- Genre: Talk show
- Presented by: Alexandra "Ali" Wentworth Jack Ford
- Country of origin: United States
- Original language: English
- No. of seasons: 1

Production
- Camera setup: Multi-camera
- Running time: 48 minutes
- Production company: King World Productions

Original release
- Network: First run syndication
- Release: September 29, 2003 – April 23, 2004

= Living It Up! with Ali & Jack =

Living It Up! with Ali & Jack is a syndicated daytime television talk show that aired from September 2003 to April 2004, hosted by Alexandra "Ali" Wentworth and Jack Ford, based out of New York City.

The show was conceived as a competitor to WABC/Disney-ABC Domestic Television's Live with Regis and Kelly, which has dominated mid-morning television since its national premiere in 1988. Ali & Jack was produced by King World (now CBS Television Distribution), and the syndicator tried to copy Regis and Kellys plan of airing on almost all of WABC's fellow ABC owned and operated stations, and strong local stations in other markets. Viacom (King World's parent at the time) cleared Ali & Jack on their CBS and UPN O&O's, and in New York took Regis and Kelly head-on at 9 AM on WCBS.

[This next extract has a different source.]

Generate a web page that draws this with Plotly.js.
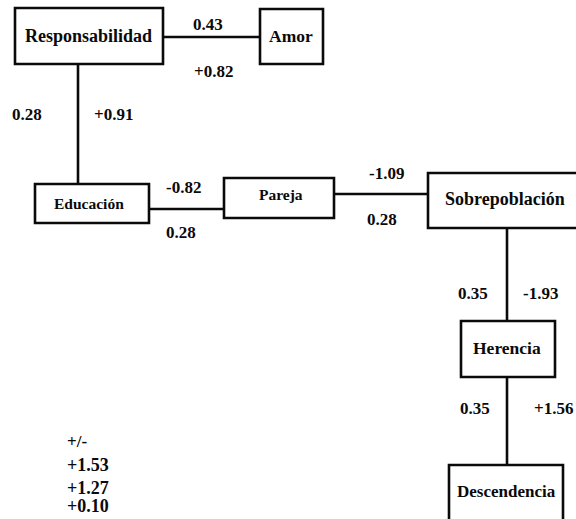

Ali & Jack started at its debut airing in at least 60% of the U.S. However, the show failed to pick up any steam in the ratings, receiving critical drubbing from the start because of what critics noted were too many similarities to Regis and Kelly, and what they saw as an apparent lack of chemistry between Ford and Wentworth. Some stations would move the show to late at night to stem their losses (out of the intended mid-morning berth), and others would drop the show altogether even before cancellation or send it to air on weaker sister stations. In other markets the show never aired at all. The show also struggled with backstage strife and being unable to book strong guests, who were usually snapped up by the network morning shows, Regis and Kelly, and The View.

Ali & Jack ended up being the lowest-rated new series in all of syndication for the 2003–04 TV season, and the show was cancelled by April 2004, through reruns continued until August 2004.